TableVectorizer imputing logic is confusing
Vincent-Maladiere opened this issue · comments
While working on #819, I found that the imputing behavior we currently use in the TableVectorizer.auto_cast
for categorical is intriguing.
1. Two ways imputing
As stated by this comment, we currently:
- Replace the "almost missing" strings with
np.nan
for all columns dtypes - Then, for non-numeric dtypes (string, categorical, and object), we do the opposite: we replace
np.nan
with the string "missing"
Why do we need to replace np.nan
with "missing"
?
2. Replacing non-numeric by np.nan
when trained on numeric
When trained on a numerical column, TableVectorizer
replaces the string/object dtypes of this column with np.nan
during predict:
import numpy as np
import pandas as pd
from skrub import TableVectorizer
df_train = pd.DataFrame(dict(a=[np.nan, 1]))
df_test = pd.DataFrame(dict(a=["a", "b"]))
tv = TableVectorizer().fit(df_train)
tv.transform(df_test)
# /Users/vincentmaladiere/INRIA/skrub/skrub/_table_vectorizer.py:881: UserWarning:
# Value 'a' could not be converted to inferred type float64 in column 'a'.
# Such values will be replaced by NaN.
# X = self._apply_cast(X)
# array([[nan],
# [nan]])
This is dangerous because it might silence critical errors for the user.
We either need to keep the data and let downstream estimators raise an error or raise it ourselves.
For the GapEncoder, missing values should probably be all encoded as vectors of zeros.
Does this imply letting the transformers deal with the missing categorical values themselves?
Right, but erroring at predict can mean crashing the production (or prediction :D) server
I like this thought a lot because it paves the way for a config file "local or staging vs production" where production would be more permissive to avoid crashing.
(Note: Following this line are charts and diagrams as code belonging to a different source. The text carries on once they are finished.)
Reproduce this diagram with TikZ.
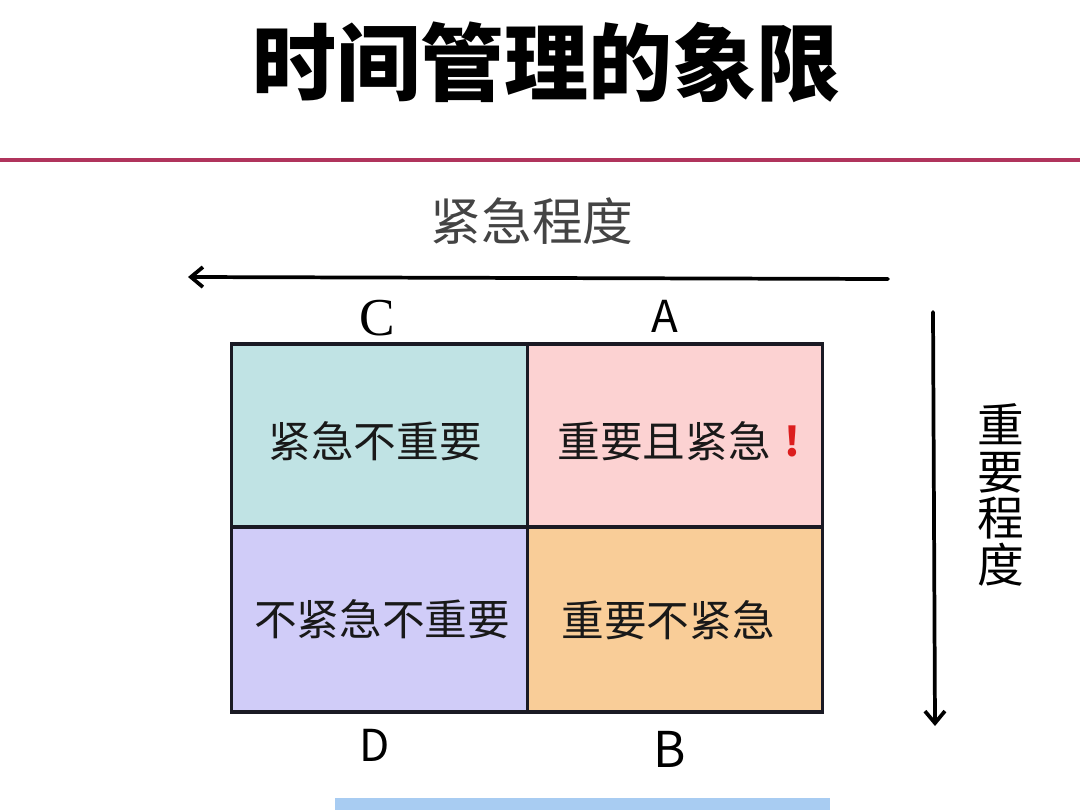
\documentclass[tikz,border=0pt]{standalone}
\usepackage{fontspec}
\usetikzlibrary{arrows.meta}
\newfontfamily\cjk{Noto Sans CJK SC}
\newfontfamily\serifc{Liberation Serif}
\definecolor{redline}{RGB}{176,52,92}
\definecolor{headgray}{RGB}{68,68,68}
\definecolor{tealc}{RGB}{192,227,228}
\definecolor{pinkc}{RGB}{252,210,210}
\definecolor{lavc}{RGB}{208,204,248}
\definecolor{peachc}{RGB}{249,205,152}
\definecolor{barblue}{RGB}{168,204,242}
\definecolor{gridline}{RGB}{26,26,36}
\definecolor{exred}{RGB}{220,30,30}
\tikzset{
  cell/.style={draw=gridline, line width=2.4pt, minimum width=221.5pt, inner sep=0pt},
  celltext/.style={font=\cjk\fontsize{32}{32}\selectfont, text=black!90, inner sep=0pt},
  axis/.style={line width=2.8pt, line cap=round, -{Straight Barb[length=9pt,width=15pt]}},
  letter/.style={font=\cjk\fontsize{33}{33}\selectfont, inner sep=0pt}
}
\begin{document}
\begin{tikzpicture}[x=0.75pt,y=-0.75pt]
\useasboundingbox (0,0) rectangle (1080,810);
\fill[white] (0,0) rectangle (1080,810);
% title
\node[font=\cjk\bfseries\fontsize{63}{63}\selectfont, inner sep=0pt] (title) at (546,62) {时间管理的象限};
% red rule
\coordinate (rl) at (0,160);
\coordinate (rr) at (1080,160);
\draw[redline, line width=3.5pt] (rl) -- (rr);
% urgency heading
\node[font=\cjk\fontsize{38}{38}\selectfont, text=headgray, inner sep=0pt] (urg) at (532,221) {紧急程度};
% horizontal arrow
\coordinate (hs) at (888,279);
\coordinate (he) at (188,277);
\draw[axis] (hs) -- (he);
% letters
\node[font=\serifc\fontsize{40}{40}\selectfont, inner sep=0pt] (lc) at (377,318) {C};
\node[letter] (la) at (665,316) {A};
\node[letter] (ld) at (375,745) {D};
\node[letter, font=\cjk\fontsize{37}{37}\selectfont] (lb) at (670,749) {B};
% cells
\node[cell, fill=tealc, minimum height=137.25pt] (q1) at (379.5,435.5) {};
\node[cell, fill=pinkc, minimum height=137.25pt] (q2) at (675,435.5) {};
\node[cell, fill=lavc, minimum height=138.75pt] (q3) at (379.5,619.5) {};
\node[cell, fill=peachc, minimum height=138.75pt] (q4) at (675,619.5) {};
\node[celltext] (t1) at (375,441) {紧急不重要};
\node[celltext] (t2) at (664,441) {重要且紧急};
\node[font=\cjk\bfseries\fontsize{30}{30}\selectfont, text=exred, inner sep=0pt] (ex) at (792,441) {!};
\node[celltext] (t3) at (382,619) {不紧急不重要};
\node[celltext] (t4) at (668,620) {重要不紧急};
% vertical arrow
\coordinate (vs) at (933,312);
\coordinate (ve) at (935,726);
\draw[axis] (vs) -- (ve);
\node[font=\cjk\fontsize{35}{35}\selectfont, align=center, inner sep=0pt] (imp) at (1001,495) {重\\要\\程\\度};
% bottom bar
\fill[barblue] (335,798) rectangle (830,810);
\end{tikzpicture}
\end{document}
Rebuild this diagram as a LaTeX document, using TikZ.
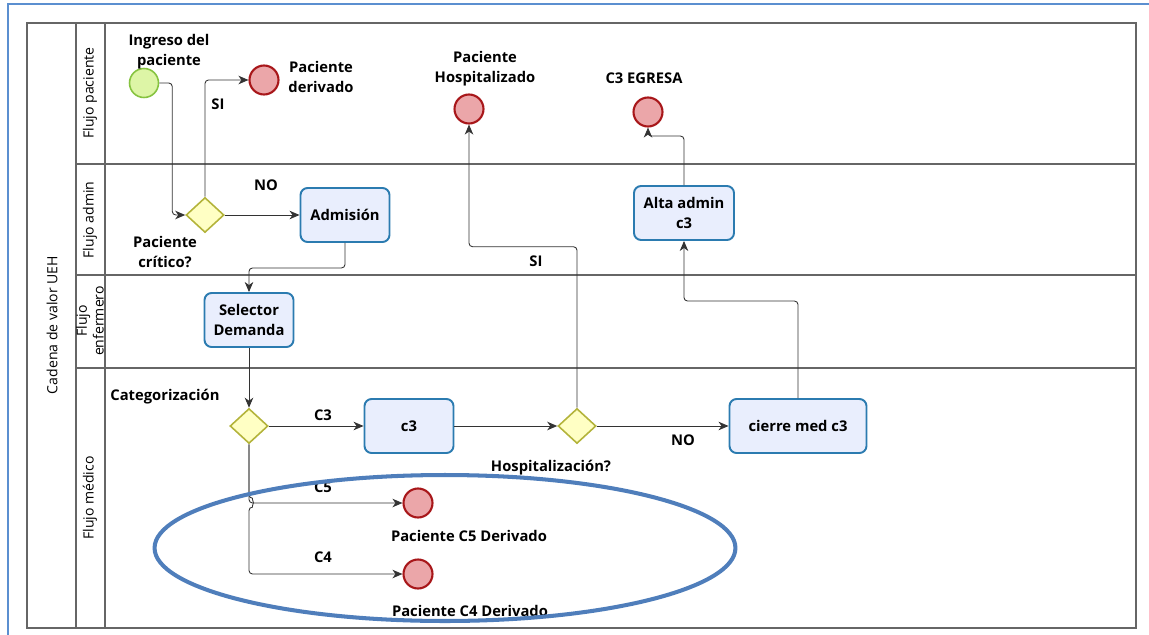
\documentclass[tikz,border=0pt]{standalone}
\usepackage{fontspec}
\setmainfont{Open Sans}
\usepackage{xcolor}
\usepackage{tikz}
\usetikzlibrary{positioning,arrows.meta,shapes.geometric}

\definecolor{taskline}{HTML}{2B7BB0}
\definecolor{taskfill}{HTML}{E9EEFD}
\definecolor{gateline}{HTML}{B3B33A}
\definecolor{gatefill}{HTML}{FFFFC4}
\definecolor{endline}{HTML}{A8171A}
\definecolor{endfill}{HTML}{EBA6A9}
\definecolor{startline}{HTML}{86C340}
\definecolor{startfill}{HTML}{DDF5A6}
\definecolor{laneline}{HTML}{666666}
\definecolor{ringblue}{HTML}{4F7EBB}
\definecolor{frameblue}{HTML}{5B8FD0}

\begin{document}
\begin{tikzpicture}[
    x=0.02cm, y=-0.02cm,
    lbl/.style    ={font=\fontsize{8.4}{11.2}\selectfont\bfseries, align=center, inner sep=1pt},
    lanelbl/.style={font=\fontsize{8}{9.5}\selectfont, rotate=90, align=center, inner sep=1pt},
    task/.style   ={draw=taskline, fill=taskfill, line width=1.1pt, rounded corners=4pt,
                    minimum height=1.08cm, lbl},
    gate/.style   ={diamond, draw=gateline, fill=gatefill, line width=0.9pt,
                    minimum width=0.76cm, minimum height=0.7cm, inner sep=0pt},
    evend/.style  ={circle, draw=endline, fill=endfill, line width=1.2pt, minimum size=0.58cm, inner sep=0pt},
    evstart/.style={circle, draw=startline, fill=startfill, line width=0.9pt, minimum size=0.58cm, inner sep=0pt},
    arr/.style    ={-{Stealth[length=2mm, width=1.7mm, inset=0.6mm]}, draw=black!80, line width=0.5pt,
                    rounded corners=2pt},
    lane/.style   ={draw=laneline, line width=0.6pt}
  ]
    \useasboundingbox (0,0) rectangle (1149,635);

    % outer frame
    \draw[frameblue, line width=1pt] (8,650) -- (8,4) -- (1160,4);

    % pool and lanes
    \draw[lane] (27,23) rectangle (1136,628);
    \draw[lane] (76,23) -- (76,628);
    \draw[lane] (105,23) -- (105,628);
    \foreach \y in {164,275,368} \draw[lane] (76,\y) -- (1136,\y);

    \node[lanelbl] (pool) at (52,325) {Cadena de valor UEH};
    \node[lanelbl] (lp) at (90,93) {Flujo paciente};
    \node[lanelbl] (la) at (90,220) {Flujo admin};
    \node[lanelbl] (le) at (90,321) {Flujo\\enfermero};
    \node[lanelbl] (lm) at (90,498) {Flujo médico};

    % events
    \node[evstart] (ini) at (144,83) {};
    \node[evend] (der) at (264,80) {};
    \node[evend] (hsp) at (469,109) {};
    \node[evend] (egr) at (648,112) {};
    \node[evend] (c5) at (418,503) {};
    \node[evend] (c4) at (418,574) {};

    % gateways
    \node[gate] (crit) at (205,215) {};
    \node[gate] (cat) at (249,426) {};
    \node[gate] (hosp) at (577,426) {};

    % tasks
    \node[task, minimum width=1.78cm] (adm) at (345,215) {Admisión};
    \node[task, minimum width=1.78cm] (sel) at (249,320) {Selector\\Demanda};
    \node[task, minimum width=1.78cm] (c3) at (409,426) {c3};
    \node[task, minimum width=2.74cm] (cierre) at (798,426) {cierre med c3};
    \node[task, minimum width=2.0cm] (alta) at (684,213) {Alta admin\\c3};

    % names of events and gateways
    \node[lbl] (tIni) at (169,52) {Ingreso del\\paciente};
    \node[lbl] (tDer) at (321,77) {Paciente\\derivado};
    \node[lbl] (tCrit) at (165,252) {Paciente\\crítico?};
    \node[lbl] (tHsp) at (485,69) {Paciente\\Hospitalizado};
    \node[lbl] (tEgr) at (644,78) {C3 EGRESA};
    \node[lbl] (tCat) at (165,397) {Categorización};
    \node[lbl] (tHosp) at (551,468) {Hospitalización?};
    \node[lbl] (tC5) at (469,536) {Paciente C5 Derivado};
    \node[lbl] (tC4) at (470,611) {Paciente C4 Derivado};

    % flow labels
    \foreach \n/\p/\t in {si1/{218,104}/SI, no1/{266,185}/NO, si2/{536,261}/SI,
                          no2/{683,440}/NO, fc3/{323,415}/C3, fc5/{323,487}/C5, fc4/{323,557}/C4}
      \node[lbl] (\n) at (\p) {\t};

    % sequence flows
    \draw[arr] (ini.east) -- ++(13,0) |- (crit.west);
    \draw[arr] (crit.north) |- (der.west);
    \draw[arr] (crit.east) -- (adm.west);
    \draw[arr] (adm.south) -- ++(0,25) -| (sel.north);
    \draw[arr] (sel.south) -- (cat.north);
    \draw[arr] (cat.east) -- (c3.west);
    \draw[arr] (c3.east) -- (hosp.west);
    \draw[arr] (hosp.east) -- (cierre.west);
    \draw[arr] (hosp.north) -- ++(0,-161) -| (hsp.south);
    \draw[arr] (cierre.north) -- ++(0,-97) -| (alta.south);
    \draw[arr] (alta.north) -- ++(0,-49) -| (egr.south);
    \draw[arr] (cat.south) |- (c5.west);
    \draw[arr] (cat.south) -- ++(0,54) arc[start angle=90, end angle=-90, radius=2.5pt] |- (c4.west);

    % highlight round the derived patients
    \draw[ringblue, line width=2.3pt] (445,548) ellipse [x radius=5.81cm, y radius=1.46cm];
  \end{tikzpicture}
\end{document}
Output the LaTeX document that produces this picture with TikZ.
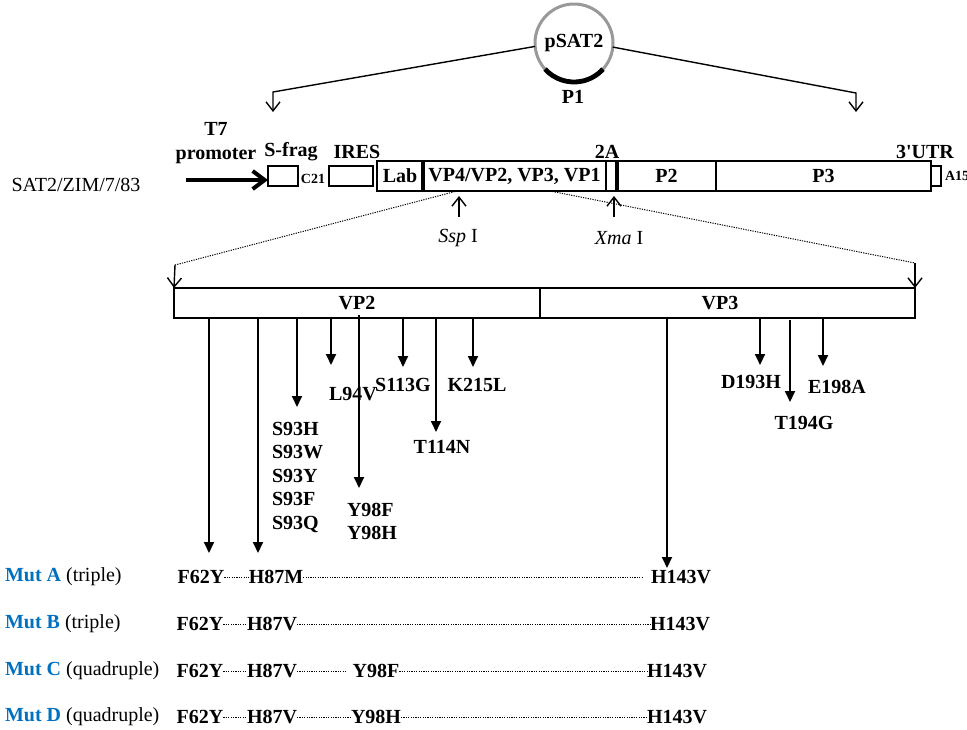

This could be enabled across all skrub.
We cannot: the dtype does not allow this.
What do you mean? Since we trigger a warning, we could raise an error, couldn't we?
After an IRL meeting, we decided to:
- Remove the imputing logic entirely
- Leave the "Replacing non-numeric by np.nan when trained on numeric" issue as it is, and see in the medium term what is the most robust configuration for a scikit-learn pipeline. Our objective is to have an option where the pipeline never crashes.